- What to produce:
Transcribe the material verbatim in full; the pictures do not belong in the copy.

- Given material:

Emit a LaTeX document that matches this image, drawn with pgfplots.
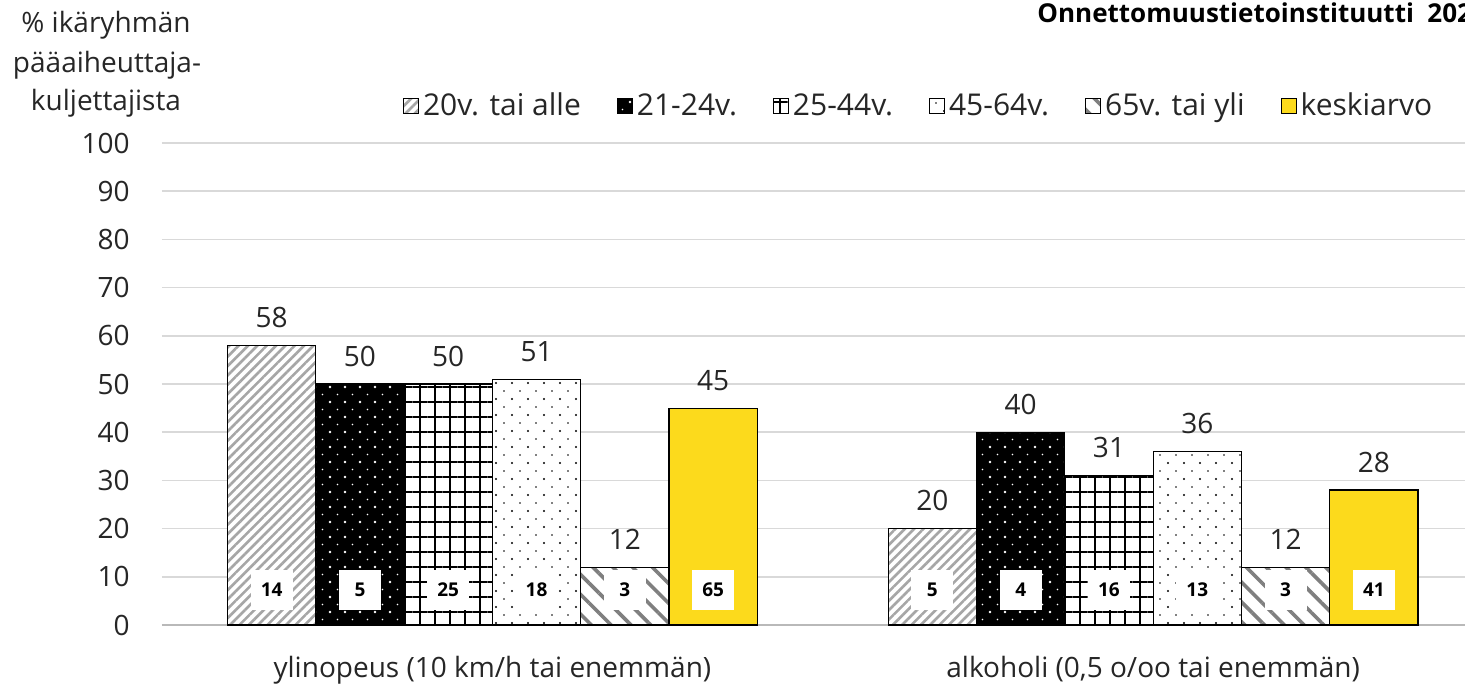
\documentclass[border=0pt]{standalone}
\usepackage{fontspec}
\setmainfont{Open Sans}
\usepackage{pgfplots}
\usepackage{pgfplotstable}
\pgfplotsset{compat=1.18}
\usetikzlibrary{patterns.meta}

\definecolor{keltainen}{HTML}{FCDA1C}
\definecolor{ruudukko}{HTML}{D9D9D9}
\definecolor{teksti}{HTML}{262626}
\definecolor{vaalea}{HTML}{A6A6A6}
\definecolor{tumma}{HTML}{7F7F7F}

% x = ryhmä, y = osuus %, sis = luku palkin sisällä
\pgfplotstableread{
x y sis
0 58 14
1 20 5
}\alle
\pgfplotstableread{
x y sis
0 50 5
1 40 4
}\nuoret
\pgfplotstableread{
x y sis
0 50 25
1 31 16
}\keski
\pgfplotstableread{
x y sis
0 51 18
1 36 13
}\vanhemmat
\pgfplotstableread{
x y sis
0 12 3
1 12 3
}\yli
\pgfplotstableread{
x y sis
0 45 65
1 28 41
}\ka

\newcommand\isofontti{\fontsize{14}{16}\selectfont}

\begin{document}
\begin{tikzpicture}
\useasboundingbox (0,0) rectangle (732.5pt,-343.5pt);
\clip (0,0) rectangle (732.5pt,-343.5pt);

\node[anchor=base, text=teksti, font=\isofontti] at (53pt,-16pt) {\% ikäryhmän};
\node[anchor=base, text=teksti, font=\isofontti] at (53.5pt,-36pt) {pääaiheuttaja-};
\node[anchor=base, text=teksti, font=\isofontti] at (53pt,-55pt) {kuljettajista};
\node[anchor=base west, inner sep=0pt, font=\bfseries\fontsize{13}{15}\selectfont] at (518.5pt,-11pt) {Onnettomuustietoinstituutti\ \ 2023};

\begin{axis}[
    at={(81pt,-312.5pt)}, anchor=south west,
    scale only axis, width=651.5pt, height=241pt,
    xmin=-0.5, xmax=1.472, ymin=0, ymax=100,
    ybar, bar width=44.15pt,
    axis x line=bottom, axis y line=left,
    x axis line style={-, draw=gray!55, line width=1pt},
    y axis line style={draw=none},
    major tick length=0pt,
    xtick={0,1},
    xticklabels={{ylinopeus (10 km/h tai enemmän)},{alkoholi (0,5 o/oo tai enemmän)}},
    ytick={0,10,...,100},
    ymajorgrids, grid style={ruudukko, line width=0.75pt},
    tick label style={font=\isofontti, text=teksti},
    /pgf/number format/assume math mode=true,
    yticklabel style={inner sep=0pt, xshift=-16pt},
    xticklabel style={inner sep=0pt, anchor=base, yshift=-26pt},
    legend columns=6,
    legend style={at={(0.185,1.0768)}, anchor=west, draw=none, fill=none,
        inner sep=0pt, outer sep=0pt, font=\fontsize{15}{17}\selectfont, text=teksti,
        /tikz/every even column/.append style={column sep=16pt},
        nodes={inner sep=2pt}},
    legend image code/.code={\draw[#1, draw=black, line width=0.5pt] (0pt,-3.75pt) rectangle (7.5pt,3.75pt);},
    ylab/.style={nodes near coords, point meta=y,
        every node near coord/.append style={font=\isofontti, text=teksti, inner sep=0pt, yshift=8.5pt,
            fill=none, draw=none}},
    sisa/.style={draw=none, fill=none, forget plot, nodes near coords, point meta=explicit symbolic,
        every node near coord/.append style={font=\bfseries\fontsize{9.5}{11}\selectfont, text=black,
            fill=white, draw=none, inner sep=0pt, minimum width=21pt, minimum height=20pt, yshift=7.5pt}},
]
\addplot[draw=black, line width=0.6pt, bar shift=-110.375pt, preaction={fill=white},
    pattern={Lines[angle=45, distance=3.3pt, line width=1.3pt]}, pattern color=vaalea]
    table[x=x, y=y] {\alle};
\addlegendentry{20v. tai alle}
\addplot[draw=black, line width=0.6pt, bar shift=-66.225pt, preaction={fill=black},
    pattern={Dots[distance=7.5pt, radius=0.7pt]}, pattern color=white,
    postaction={pattern={Dots[distance=7.5pt, radius=0.4pt, xshift=3.75pt, yshift=3.75pt]}, pattern color=white}]
    table[x=x, y=y] {\nuoret};
\addlegendentry{21-24v.}
\addplot[draw=black, line width=0.6pt, bar shift=-22.075pt, preaction={fill=white},
    pattern={Hatch[angle=0, distance=7.5pt, line width=1pt]}, pattern color=black]
    table[x=x, y=y] {\keski};
\addlegendentry{25-44v.}
\addplot[draw=black, line width=0.6pt, bar shift=22.075pt, preaction={fill=white},
    pattern={Dots[distance=8pt, radius=0.6pt]}, pattern color=black,
    postaction={pattern={Dots[distance=8pt, radius=0.4pt, xshift=4pt, yshift=4pt]}, pattern color=black}]
    table[x=x, y=y] {\vanhemmat};
\addlegendentry{45-64v.}
\addplot[draw=black, line width=0.6pt, bar shift=66.225pt, preaction={fill=white},
    pattern={Lines[angle=-45, distance=7pt, line width=1.8pt]}, pattern color=tumma]
    table[x=x, y=y] {\yli};
\addlegendentry{65v. tai yli}
\addplot[draw=black, line width=0.6pt, bar shift=110.375pt, fill=keltainen]
    table[x=x, y=y] {\ka};
\addlegendentry{keskiarvo}

% luvut palkkien päällä
\addplot[draw=none, fill=none, forget plot, ylab, bar shift=-110.375pt] table[x=x, y=y] {\alle};
\addplot[draw=none, fill=none, forget plot, ylab, bar shift=-66.225pt] table[x=x, y=y] {\nuoret};
\addplot[draw=none, fill=none, forget plot, ylab, bar shift=-22.075pt] table[x=x, y=y] {\keski};
\addplot[draw=none, fill=none, forget plot, ylab, bar shift=22.075pt] table[x=x, y=y] {\vanhemmat};
\addplot[draw=none, fill=none, forget plot, ylab, bar shift=66.225pt] table[x=x, y=y] {\yli};
\addplot[draw=none, fill=none, forget plot, ylab, bar shift=110.375pt] table[x=x, y=y] {\ka};

% luvut palkkien sisällä
\addplot[sisa, bar shift=-110.375pt] table[x=x, y expr=0, meta=sis] {\alle};
\addplot[sisa, bar shift=-66.225pt] table[x=x, y expr=0, meta=sis] {\nuoret};
\addplot[sisa, bar shift=-22.075pt] table[x=x, y expr=0, meta=sis] {\keski};
\addplot[sisa, bar shift=22.075pt] table[x=x, y expr=0, meta=sis] {\vanhemmat};
\addplot[sisa, bar shift=66.225pt] table[x=x, y expr=0, meta=sis] {\yli};
\addplot[sisa, bar shift=110.375pt] table[x=x, y expr=0, meta=sis] {\ka};
\end{axis}
\end{tikzpicture}
\end{document}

- Full solution:
Emit a LaTeX document that matches this image, drawn with pgfplots.
\documentclass[border=0pt]{standalone}
\usepackage{fontspec}
\setmainfont{Open Sans}
\usepackage{pgfplots}
\usepackage{pgfplotstable}
\pgfplotsset{compat=1.18}
\usetikzlibrary{patterns.meta}

\definecolor{keltainen}{HTML}{FCDA1C}
\definecolor{ruudukko}{HTML}{D9D9D9}
\definecolor{teksti}{HTML}{262626}
\definecolor{vaalea}{HTML}{A6A6A6}
\definecolor{tumma}{HTML}{7F7F7F}

% x = ryhmä, y = osuus %, sis = luku palkin sisällä
\pgfplotstableread{
x y sis
0 58 14
1 20 5
}\alle
\pgfplotstableread{
x y sis
0 50 5
1 40 4
}\nuoret
\pgfplotstableread{
x y sis
0 50 25
1 31 16
}\keski
\pgfplotstableread{
x y sis
0 51 18
1 36 13
}\vanhemmat
\pgfplotstableread{
x y sis
0 12 3
1 12 3
}\yli
\pgfplotstableread{
x y sis
0 45 65
1 28 41
}\ka

\newcommand\isofontti{\fontsize{14}{16}\selectfont}

\begin{document}
\begin{tikzpicture}
\useasboundingbox (0,0) rectangle (732.5pt,-343.5pt);
\clip (0,0) rectangle (732.5pt,-343.5pt);

\node[anchor=base, text=teksti, font=\isofontti] at (53pt,-16pt) {\% ikäryhmän};
\node[anchor=base, text=teksti, font=\isofontti] at (53.5pt,-36pt) {pääaiheuttaja-};
\node[anchor=base, text=teksti, font=\isofontti] at (53pt,-55pt) {kuljettajista};
\node[anchor=base west, inner sep=0pt, font=\bfseries\fontsize{13}{15}\selectfont] at (518.5pt,-11pt) {Onnettomuustietoinstituutti\ \ 2023};

\begin{axis}[
    at={(81pt,-312.5pt)}, anchor=south west,
    scale only axis, width=651.5pt, height=241pt,
    xmin=-0.5, xmax=1.472, ymin=0, ymax=100,
    ybar, bar width=44.15pt,
    axis x line=bottom, axis y line=left,
    x axis line style={-, draw=gray!55, line width=1pt},
    y axis line style={draw=none},
    major tick length=0pt,
    xtick={0,1},
    xticklabels={{ylinopeus (10 km/h tai enemmän)},{alkoholi (0,5 o/oo tai enemmän)}},
    ytick={0,10,...,100},
    ymajorgrids, grid style={ruudukko, line width=0.75pt},
    tick label style={font=\isofontti, text=teksti},
    /pgf/number format/assume math mode=true,
    yticklabel style={inner sep=0pt, xshift=-16pt},
    xticklabel style={inner sep=0pt, anchor=base, yshift=-26pt},
    legend columns=6,
    legend style={at={(0.185,1.0768)}, anchor=west, draw=none, fill=none,
        inner sep=0pt, outer sep=0pt, font=\fontsize{15}{17}\selectfont, text=teksti,
        /tikz/every even column/.append style={column sep=16pt},
        nodes={inner sep=2pt}},
    legend image code/.code={\draw[#1, draw=black, line width=0.5pt] (0pt,-3.75pt) rectangle (7.5pt,3.75pt);},
    ylab/.style={nodes near coords, point meta=y,
        every node near coord/.append style={font=\isofontti, text=teksti, inner sep=0pt, yshift=8.5pt,
            fill=none, draw=none}},
    sisa/.style={draw=none, fill=none, forget plot, nodes near coords, point meta=explicit symbolic,
        every node near coord/.append style={font=\bfseries\fontsize{9.5}{11}\selectfont, text=black,
            fill=white, draw=none, inner sep=0pt, minimum width=21pt, minimum height=20pt, yshift=7.5pt}},
]
\addplot[draw=black, line width=0.6pt, bar shift=-110.375pt, preaction={fill=white},
    pattern={Lines[angle=45, distance=3.3pt, line width=1.3pt]}, pattern color=vaalea]
    table[x=x, y=y] {\alle};
\addlegendentry{20v. tai alle}
\addplot[draw=black, line width=0.6pt, bar shift=-66.225pt, preaction={fill=black},
    pattern={Dots[distance=7.5pt, radius=0.7pt]}, pattern color=white,
    postaction={pattern={Dots[distance=7.5pt, radius=0.4pt, xshift=3.75pt, yshift=3.75pt]}, pattern color=white}]
    table[x=x, y=y] {\nuoret};
\addlegendentry{21-24v.}
\addplot[draw=black, line width=0.6pt, bar shift=-22.075pt, preaction={fill=white},
    pattern={Hatch[angle=0, distance=7.5pt, line width=1pt]}, pattern color=black]
    table[x=x, y=y] {\keski};
\addlegendentry{25-44v.}
\addplot[draw=black, line width=0.6pt, bar shift=22.075pt, preaction={fill=white},
    pattern={Dots[distance=8pt, radius=0.6pt]}, pattern color=black,
    postaction={pattern={Dots[distance=8pt, radius=0.4pt, xshift=4pt, yshift=4pt]}, pattern color=black}]
    table[x=x, y=y] {\vanhemmat};
\addlegendentry{45-64v.}
\addplot[draw=black, line width=0.6pt, bar shift=66.225pt, preaction={fill=white},
    pattern={Lines[angle=-45, distance=7pt, line width=1.8pt]}, pattern color=tumma]
    table[x=x, y=y] {\yli};
\addlegendentry{65v. tai yli}
\addplot[draw=black, line width=0.6pt, bar shift=110.375pt, fill=keltainen]
    table[x=x, y=y] {\ka};
\addlegendentry{keskiarvo}

% luvut palkkien päällä
\addplot[draw=none, fill=none, forget plot, ylab, bar shift=-110.375pt] table[x=x, y=y] {\alle};
\addplot[draw=none, fill=none, forget plot, ylab, bar shift=-66.225pt] table[x=x, y=y] {\nuoret};
\addplot[draw=none, fill=none, forget plot, ylab, bar shift=-22.075pt] table[x=x, y=y] {\keski};
\addplot[draw=none, fill=none, forget plot, ylab, bar shift=22.075pt] table[x=x, y=y] {\vanhemmat};
\addplot[draw=none, fill=none, forget plot, ylab, bar shift=66.225pt] table[x=x, y=y] {\yli};
\addplot[draw=none, fill=none, forget plot, ylab, bar shift=110.375pt] table[x=x, y=y] {\ka};

% luvut palkkien sisällä
\addplot[sisa, bar shift=-110.375pt] table[x=x, y expr=0, meta=sis] {\alle};
\addplot[sisa, bar shift=-66.225pt] table[x=x, y expr=0, meta=sis] {\nuoret};
\addplot[sisa, bar shift=-22.075pt] table[x=x, y expr=0, meta=sis] {\keski};
\addplot[sisa, bar shift=22.075pt] table[x=x, y expr=0, meta=sis] {\vanhemmat};
\addplot[sisa, bar shift=66.225pt] table[x=x, y expr=0, meta=sis] {\yli};
\addplot[sisa, bar shift=110.375pt] table[x=x, y expr=0, meta=sis] {\ka};
\end{axis}
\end{tikzpicture}
\end{document}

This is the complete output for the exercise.